Sam Cooke’s “You Send Me” was his first single that wasn’t a gospel song. It was actually the B-side to a song called “Summertime,” but radio DJs overlooked the single and started playing “You Send Me” instead. The song charted on both the R&B and pop charts.

“Walkin’ After Midnight” By Patsy Cline

Song Year: 1957

Patsy Cline was a country music star, but it crossed over to the pop charts and influenced a lot of female rock musicians over the years. Cline originally rejected the song and only agreed to record it because her label let her record another song she felt passionately about.

“I Walk the Line” By Johnny Cash

Song Year: 1956

This song was Johnny Cash’s first number one hit, staying on the charts for 43 weeks.
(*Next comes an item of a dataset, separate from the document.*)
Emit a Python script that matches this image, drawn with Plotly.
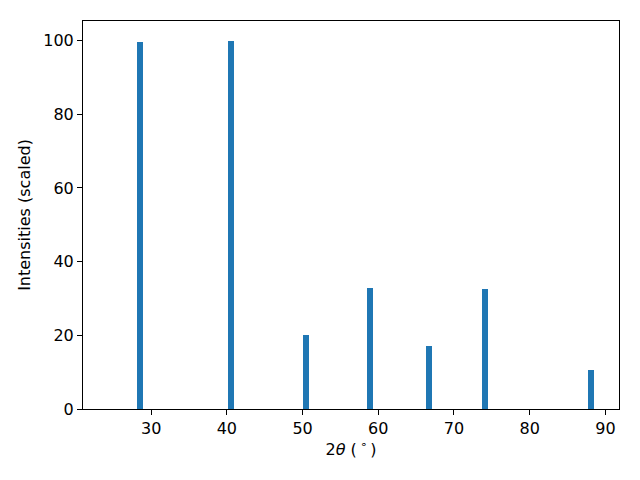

Cash wrote the song just a short time after he married his wife and penned the lyrics as a sign of devotion to her. He wanted it to be a ballad, but Sam Phillips, his producer at Sun Studios, wanted to increase the pace to make it a rock song.

Top 50s Rock Songs, Final Thoughts

You’ve heard some of the best 50s rock songs and now understand how these artists made such a big impact on music culture. You can hear elements of doo-wop, blues, and country in the rock songs of the 50s as the artists used the familiar to create something new. Now when you listen to modern rock, you’ll most likely hear the influence of historical musicians from this list.